By Beena Sarwar | Inter Press Service
KARACHI, Oct 29 (IPS) - Poor infrastructure and communications are making it difficult for rescue and relief teams to reach scattered hamlets in the mountainous plateau area affected by the 6.4 magnitude earthquake that struck Pakistan’s Balochistan province at dawn on Wednesday.
Relief efforts were repulsed by a second temblor, estimated at 6.2 on the Richter scale that struck the area barely 12 hours later at about 5 pm, followed by at least four significant aftershocks.
Lt. Gen. (retd) Farooq Ahmed Khan, chairman of the National Disaster Management Authority (NDMA) said that the situation had been brought under control when the second earthquake struck.
“We had managed to find most of the bodies and provide relief to most of the survivors, including hospitalisation and first aid and tents and blankets. But because of the darkness as night fell soon after the second earthquake, it is hard to say what the situation is at this point,” he said in a late-night television show, talking to Kamran Khan of Geo TV.
At least 200 people are believed to be dead so far, a number expected to rise as many remain trapped under collapsed houses in scattered hamlets. The survivors have mostly taken refuge in the fruit orchards, braving the bitter cold of the mountain region, close to the Afghanistan border.
The army has provided six C-130 airplanes to convey relief materials including tents, blankets, food and drinking water to the affected areas, and put two army field hospitals on standby, said the NDMA chair.
The worst-hit area is the idyllic hill resort of Ziarat near the earthquake’s epicentre, some 70 km north-east of the provincial capital of Quetta. Ziarat is accessible by a single road that has been damaged by the earthquake, but the over a half dozen villages around Ziarat town are more difficult to reach.
Most of the houses in the area are reported to have collapsed, the main cause of death say reporters who reached Ziarat town. They also say there is an urgent need of tents, blankets, food items and drinking water.
Balochistan is Pakistan’s largest province in terms of area, but is sparsely populated and poor in terms of development and social indicators. Although rich in natural mineral resources, and natural gas, most of the ten million or so inhabitants — a fraction of the country’s estimated 160 million — of this rugged, water-scarce plateau region are tribal, nomadic herders or fruit farmers.
Situated on a known fault-line, the province is no stranger to such destruction. The devastation caused by the 1935 earthquake is part of legend now, when some 35,000 people were killed in Quetta, wiping out half the city’s population.
However, successive governments have done little to take precautionary measures or enforce safety regulations that would reduce earthquake casualties in the country.
British colonial rulers, recognising the area’s proneness to quakes, introduced the Building Code Act of 1935, notes M. Ejaz Khan, a veteran reporter based in Quetta. The Act included the stipulation that no buildings in the earthquake-prone area would be higher than a single-storey.

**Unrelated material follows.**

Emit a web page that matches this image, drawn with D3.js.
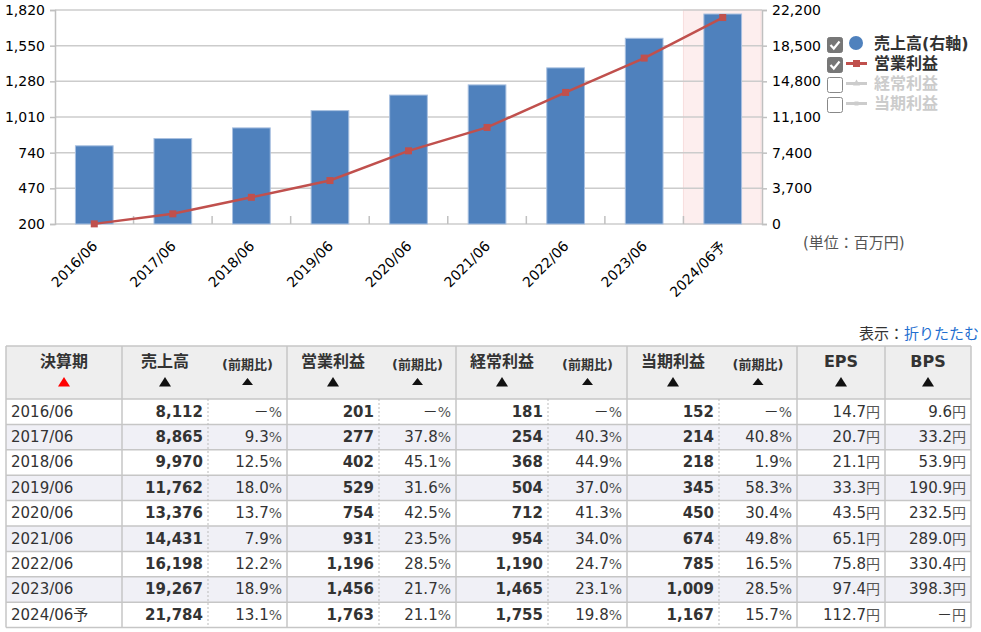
<!DOCTYPE html>
<html>
<head>
<meta charset="utf-8">
<script src="https://cdn.jsdelivr.net/npm/d3@7"></script>
<style>
  body {margin:0; background:#fff;}
  svg {display:block; font-family:"DejaVu Sans","Noto Sans CJK JP",sans-serif;}
</style>
</head>
<body>
<svg width="981" height="632"></svg>
<script>
// data (百万円)
var periods = ["2016/06","2017/06","2018/06","2019/06","2020/06","2021/06","2022/06","2023/06","2024/06予"];
var sales     = [8112, 8865, 9970, 11762, 13376, 14431, 16198, 19267, 21784];
var salesYoY  = [null, 9.3, 12.5, 18.0, 13.7, 7.9, 12.2, 18.9, 13.1];
var opIncome  = [201, 277, 402, 529, 754, 931, 1196, 1456, 1763];
var opYoY     = [null, 37.8, 45.1, 31.6, 42.5, 23.5, 28.5, 21.7, 21.1];
var ordIncome = [181, 254, 368, 504, 712, 954, 1190, 1465, 1755];
var ordYoY    = [null, 40.3, 44.9, 37.0, 41.3, 34.0, 24.7, 23.1, 19.8];
var netIncome = [152, 214, 218, 345, 450, 674, 785, 1009, 1167];
var netYoY    = [null, 40.8, 1.9, 58.3, 30.4, 49.8, 16.5, 28.5, 15.7];
var eps       = [14.7, 20.7, 21.1, 33.3, 43.5, 65.1, 75.8, 97.4, 112.7];
var bps       = [9.6, 33.2, 53.9, 190.9, 232.5, 289.0, 330.4, 398.3, null];
var leftTicks  = [200, 470, 740, 1010, 1280, 1550, 1820];
var rightTicks = [0, 3700, 7400, 11100, 14800, 18500, 22200];
var forecastPeriod = "2024/06予";
var legendNames = ["売上高(右軸)", "営業利益", "経常利益", "当期利益"];
var legendOn    = [true, true, false, false];

var svg = d3.select("svg");
var fmt = d3.format(",");

// ---------- chart ----------
var cLeft = 55, cRight = 762, cTop = 10, cBottom = 224;
var x = d3.scaleBand().domain(periods).range([cLeft, cRight]).padding(0);
var yL = d3.scaleLinear().domain([200, 1820]).range([cBottom, cTop]);
var yR = d3.scaleLinear().domain([0, 22200]).range([cBottom, cTop]);
var cx = function(p) { return x(p) + x.bandwidth() / 2; };
var barW = x.bandwidth() * 0.48;

var chart = svg.append("g");

chart.append("rect")
    .attr("x", x(forecastPeriod)).attr("y", cTop)
    .attr("width", x.bandwidth() - 1).attr("height", cBottom - cTop)
    .attr("fill", "#fdeeee").attr("stroke", "#f8dede");

chart.append("g").selectAll("line")
    .data(leftTicks)
  .enter().append("line")
    .attr("x1", cLeft).attr("x2", cRight)
    .attr("y1", function(d) { return yL(d); })
    .attr("y2", function(d) { return yL(d); })
    .attr("stroke", "#cccccc").attr("stroke-width", 1.5);

var axL = chart.append("g")
    .attr("transform", "translate(" + cLeft + ",0)")
    .call(d3.axisLeft(yL).tickValues(leftTicks).tickSize(5).tickPadding(5).tickFormat(fmt));
var axR = chart.append("g")
    .attr("transform", "translate(" + cRight + ",0)")
    .call(d3.axisRight(yR).tickValues(rightTicks).tickSize(5).tickPadding(5).tickFormat(fmt));
[axL, axR].forEach(function(a) {
  a.select(".domain").attr("stroke", "#c0c0c0").attr("stroke-width", 1.5);
  a.selectAll(".tick line").attr("stroke", "#c0c0c0").attr("stroke-width", 1.5);
  a.selectAll(".tick text").attr("fill", "#000").style("font-size", "14px")
      .style("font-family", "DejaVu Sans");
});

// category boundary ticks, pointing up
chart.append("g").selectAll("line")
    .data(periods.slice(1))
  .enter().append("line")
    .attr("x1", function(d) { return x(d); })
    .attr("x2", function(d) { return x(d); })
    .attr("y1", cBottom - 8).attr("y2", cBottom)
    .attr("stroke", "#c0c0c0").attr("stroke-width", 1.5);

chart.append("g").selectAll("text")
    .data(periods)
  .enter().append("text")
    .attr("transform", function(d) { return "translate(" + (cx(d) + 4) + "," + 247 + ") rotate(-45)"; })
    .attr("text-anchor", "end")
    .style("font-size", "14px")
    .attr("fill", "#000")
    .text(function(d) { return d; });

chart.append("g").selectAll("rect")
    .data(periods)
  .enter().append("rect")
    .attr("x", function(d) { return cx(d) - barW / 2; })
    .attr("width", barW)
    .attr("y", function(d, i) { return yR(sales[i]); })
    .attr("height", function(d, i) { return cBottom - yR(sales[i]); })
    .attr("fill", "#4f81bd")
    .attr("stroke", "#a9c0e0").attr("stroke-width", 1);

var line = d3.line()
    .x(function(d, i) { return cx(periods[i]); })
    .y(function(d) { return yL(d); });
chart.append("path")
    .datum(opIncome)
    .attr("d", line)
    .attr("fill", "none")
    .attr("stroke", "#c0504d").attr("stroke-width", 2.5);
chart.append("g").selectAll("rect")
    .data(opIncome)
  .enter().append("rect")
    .attr("x", function(d, i) { return cx(periods[i]) - 3.5; })
    .attr("y", function(d) { return yL(d) - 3.5; })
    .attr("width", 7).attr("height", 7)
    .attr("fill", "#c0504d");

// legend
var lg = svg.append("g").selectAll("g")
    .data(legendNames)
  .enter().append("g")
    .attr("transform", function(d, i) { return "translate(827," + (37 + i * 20) + ")"; });
lg.append("rect")
    .attr("x", 0.5).attr("y", 0.5).attr("width", 15).attr("height", 15).attr("rx", 2)
    .attr("fill", function(d, i) { return legendOn[i] ? "#777" : "#fff"; })
    .attr("stroke", function(d, i) { return legendOn[i] ? "#777" : "#888"; });
lg.filter(function(d, i) { return legendOn[i]; }).append("path")
    .attr("d", "M3.5,8 L6.8,11.5 L12.5,4.5")
    .attr("fill", "none").attr("stroke", "#fff").attr("stroke-width", 2.2);
lg.each(function(d, i) {
  var g = d3.select(this);
  if (i === 0) {
    g.append("circle").attr("cx", 29).attr("cy", 6).attr("r", 7).attr("fill", "#4f81bd");
  } else {
    var c = legendOn[i] ? "#c0504d" : "#cccccc";
    g.append("line").attr("x1", 19).attr("x2", 40).attr("y1", 6.5).attr("y2", 6.5)
        .attr("stroke", c).attr("stroke-width", 3);
    if (i === 1) g.append("rect").attr("x", 26).attr("y", 3).attr("width", 7).attr("height", 7).attr("fill", c);
    if (i === 2) g.append("path").attr("d", "M29.5,2.5 L33,8.5 L26,8.5 Z").attr("fill", c);
    if (i === 3) g.append("rect").attr("x", 27.5).attr("y", 4.5).attr("width", 4).attr("height", 4).attr("fill", c);
  }
});
lg.append("text")
    .attr("x", 47).attr("y", 6)
    .attr("dominant-baseline", "central")
    .style("font-size", "16px").style("font-weight", "bold")
    .attr("fill", function(d, i) { return legendOn[i] ? "#333" : "#cccccc"; })
    .text(function(d) { return d; });

svg.append("text")
    .attr("x", 803).attr("y", 248)
    .style("font-size", "15px").attr("fill", "#555")
    .text("(単位：百万円)");

var disp = svg.append("text")
    .attr("x", 979).attr("y", 339)
    .attr("text-anchor", "end")
    .style("font-size", "15px");
disp.append("tspan").attr("fill", "#333").text("表示：");
disp.append("tspan").attr("fill", "#1f6fd0").text("折りたたむ");

// ---------- table ----------
var colWidths = [116, 86, 79, 92, 77, 92, 79, 92, 78, 88, 86];
var colEdges = [6];
colWidths.forEach(function(w, i) { colEdges.push(colEdges[i] + w); });

var columns = [
  {head: "決算期", values: periods, type: "period"},
  {head: "売上高", values: sales, type: "num"},
  {head: "(前期比)", values: salesYoY, type: "pct"},
  {head: "営業利益", values: opIncome, type: "num"},
  {head: "(前期比)", values: opYoY, type: "pct"},
  {head: "経常利益", values: ordIncome, type: "num"},
  {head: "(前期比)", values: ordYoY, type: "pct"},
  {head: "当期利益", values: netIncome, type: "num"},
  {head: "(前期比)", values: netYoY, type: "pct"},
  {head: "EPS", values: eps, type: "yen"},
  {head: "BPS", values: bps, type: "yen"}
];

var tTop = 346, headH = 53, rowH = 25.4;
var tLeft = colEdges[0], tRight = colEdges[colEdges.length - 1];
var tBottom = tTop + headH + rowH * periods.length;
var table = svg.append("g");

table.append("rect")
    .attr("x", tLeft).attr("y", tTop).attr("width", tRight - tLeft).attr("height", headH)
    .attr("fill", "#eeeeee");
table.append("g").selectAll("rect")
    .data(periods)
  .enter().append("rect")
    .attr("x", tLeft).attr("width", tRight - tLeft)
    .attr("y", function(d, i) { return tTop + headH + i * rowH; })
    .attr("height", rowH)
    .attr("fill", function(d, i) { return i % 2 ? "#f0f0f6" : "#ffffff"; });

// horizontal rules
var hys = [tTop, tTop + headH].concat(periods.map(function(d, i) { return tTop + headH + (i + 1) * rowH; }));
table.append("g").selectAll("line")
    .data(hys)
  .enter().append("line")
    .attr("x1", tLeft).attr("x2", tRight)
    .attr("y1", function(d) { return d; }).attr("y2", function(d) { return d; })
    .attr("stroke", "#c6c6c6").attr("stroke-width", 1.5);

// vertical rules: solid between groups, dashed before (前期比) in the body
table.append("g").selectAll("line")
    .data(colEdges)
  .enter().append("line")
    .attr("x1", function(d) { return d; }).attr("x2", function(d) { return d; })
    .attr("y1", function(d, i) { return columns[i] && columns[i].type === "pct" ? tTop + headH : tTop; })
    .attr("y2", tBottom)
    .attr("stroke", function(d, i) { return columns[i] && columns[i].type === "pct" ? "#bbbbbb" : "#c6c6c6"; })
    .attr("stroke-width", function(d, i) { return columns[i] && columns[i].type === "pct" ? 1 : 1.5; })
    .attr("stroke-dasharray", function(d, i) { return columns[i] && columns[i].type === "pct" ? "2,2" : null; });

// header
var head = table.append("g").selectAll("g")
    .data(columns)
  .enter().append("g")
    .attr("transform", function(d, i) { return "translate(" + ((colEdges[i] + colEdges[i + 1]) / 2) + ",0)"; });
head.append("text")
    .attr("y", function(d) { return d.type === "pct" ? 369 : 367; })
    .attr("text-anchor", "middle")
    .style("font-weight", "bold")
    .style("font-size", function(d) { return d.type === "pct" ? "13px" : "16px"; })
    .attr("fill", "#333")
    .text(function(d) { return d.head; });
head.append("path")
    .attr("d", function(d) {
      return d.type === "pct" ? "M0,378 L5.5,385 L-5.5,385 Z" : "M0,377 L6,386.5 L-6,386.5 Z";
    })
    .attr("fill", function(d) { return d.type === "period" ? "#ff0000" : "#111"; });

// body cells
function cellText(sel, d) {
  var v = d.value;
  if (d.type === "period") { sel.text(v); return; }
  if (d.type === "num") { sel.text(fmt(v)); return; }
  var unit = d.type === "pct" ? "%" : "円";
  sel.append("tspan").text(v === null ? "－" : v.toFixed(1));
  sel.append("tspan").attr("fill", "#555").style("font-size", "14px").text(unit);
}

var rows = table.append("g").selectAll("g")
    .data(periods)
  .enter().append("g")
    .attr("transform", function(d, i) { return "translate(0," + (tTop + headH + i * rowH + 17.5) + ")"; });
rows.selectAll("text")
    .data(function(p, r) {
      return columns.map(function(c, i) { return {type: c.type, value: c.values[r], col: i}; });
    })
  .enter().append("text")
    .attr("x", function(d) { return d.type === "period" ? colEdges[d.col] + 5 : colEdges[d.col + 1] - 5; })
    .attr("text-anchor", function(d) { return d.type === "period" ? "start" : "end"; })
    .style("font-size", "15px")
    .style("font-weight", function(d) { return d.type === "num" ? "bold" : "normal"; })
    .attr("fill", "#333")
    .each(function(d) { cellText(d3.select(this), d); });
</script>
</body>
</html>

“But many buildings in Quetta are four-storeys high,” Khan told IPS over the phone. “In Ziarat, there are mostly mud houses, but several government residences go up to two or three-storeys high.”

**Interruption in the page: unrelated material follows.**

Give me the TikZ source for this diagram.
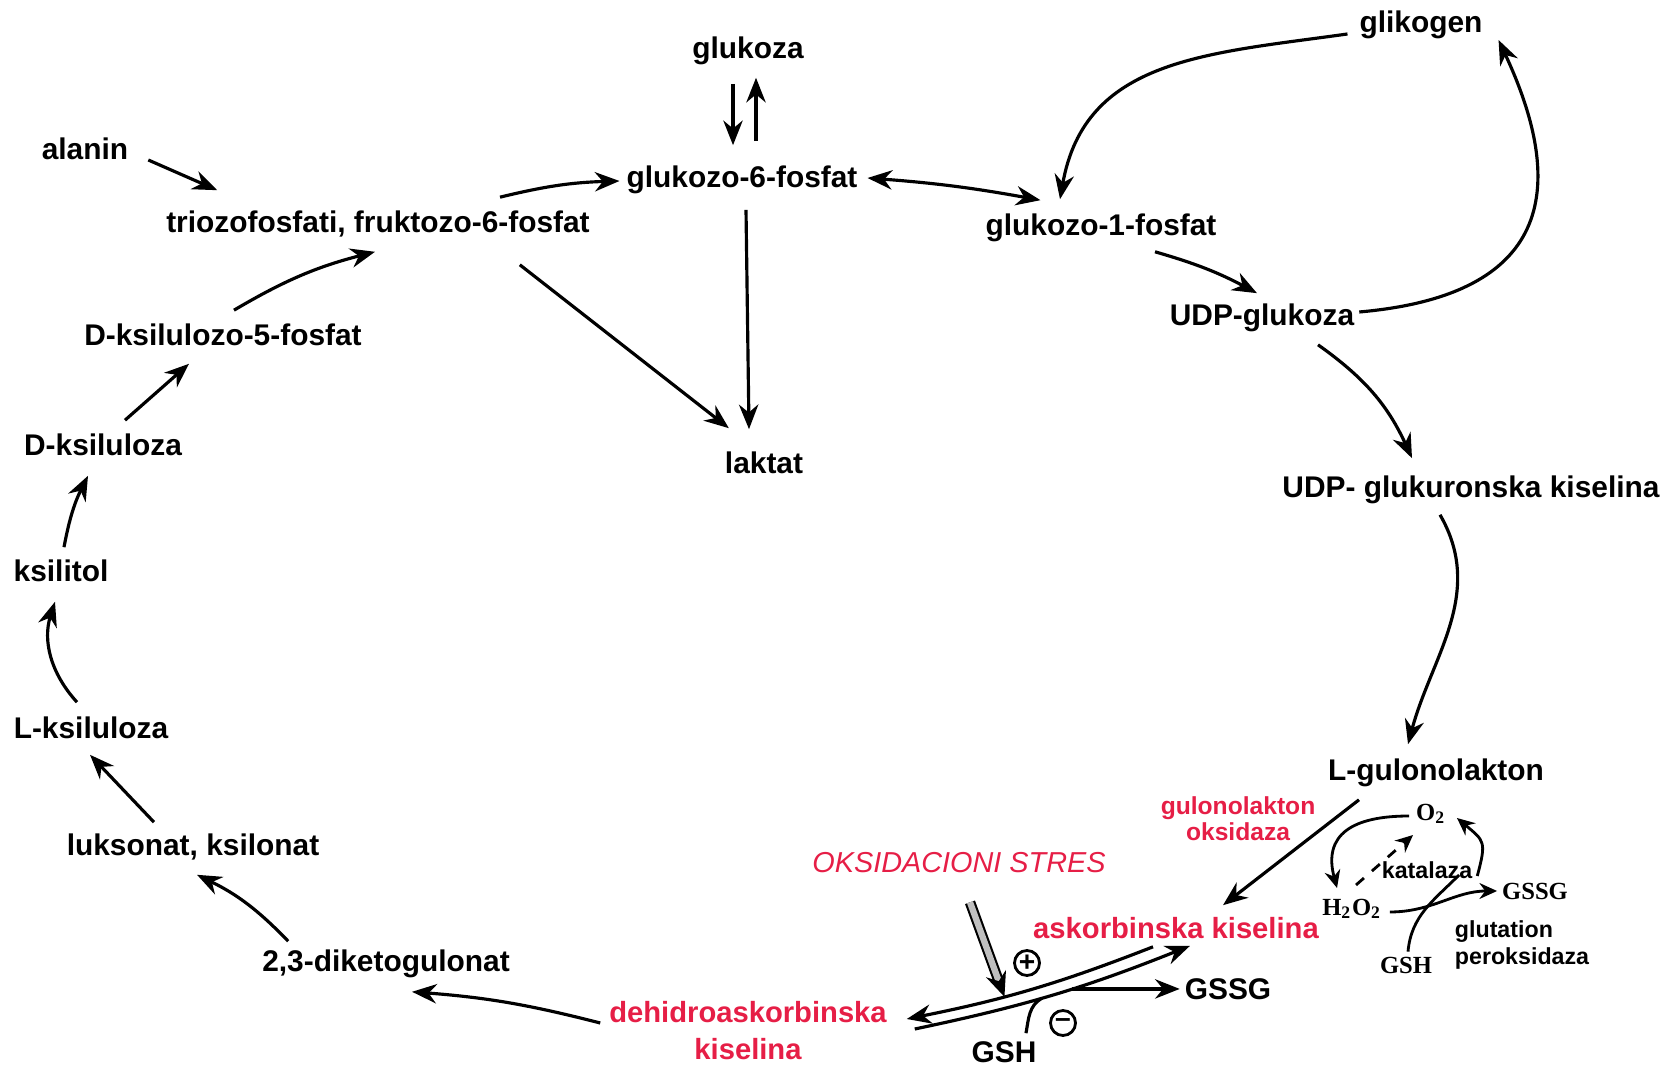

The international community has stepped forward with expressions of condolence and offers of aid, including Britain, China, India and the European Union. Germany has already committed 315,000 US dollars as well as tents, blankets and other essentials.
Officials said essential items included earthmovers for digging mass graves and shelter and blankets capable to protect the survivors from freezing temperatures as winter sets in.
Pakistan President Asif Ali Zardari has announced Rs 300,000 (around 3,600 dollars) as compensation for each casualty and Rs 100,000 (1,200 dollars) for each injured survivor.
However, many families affected by the devastating earthquake in Kashmir in the north-west almost three years ago are yet to receive the compensation promised then. Over 80,000 people were killed then, with about as many injured and maimed.
“Some claimants gave up and made the tough decision to migrate to other areas, while others took loans for reconstruction. Yet others, generally the poorest, unable to pursue any of these options, continue to live in tents or other makeshift arrangements,” according to ‘Three Years On, The Realities of People’s Lives’, a report released by the Omar Asghar Khan Foundation on Oct. 8, the third anniversary of the 2005 earthquake.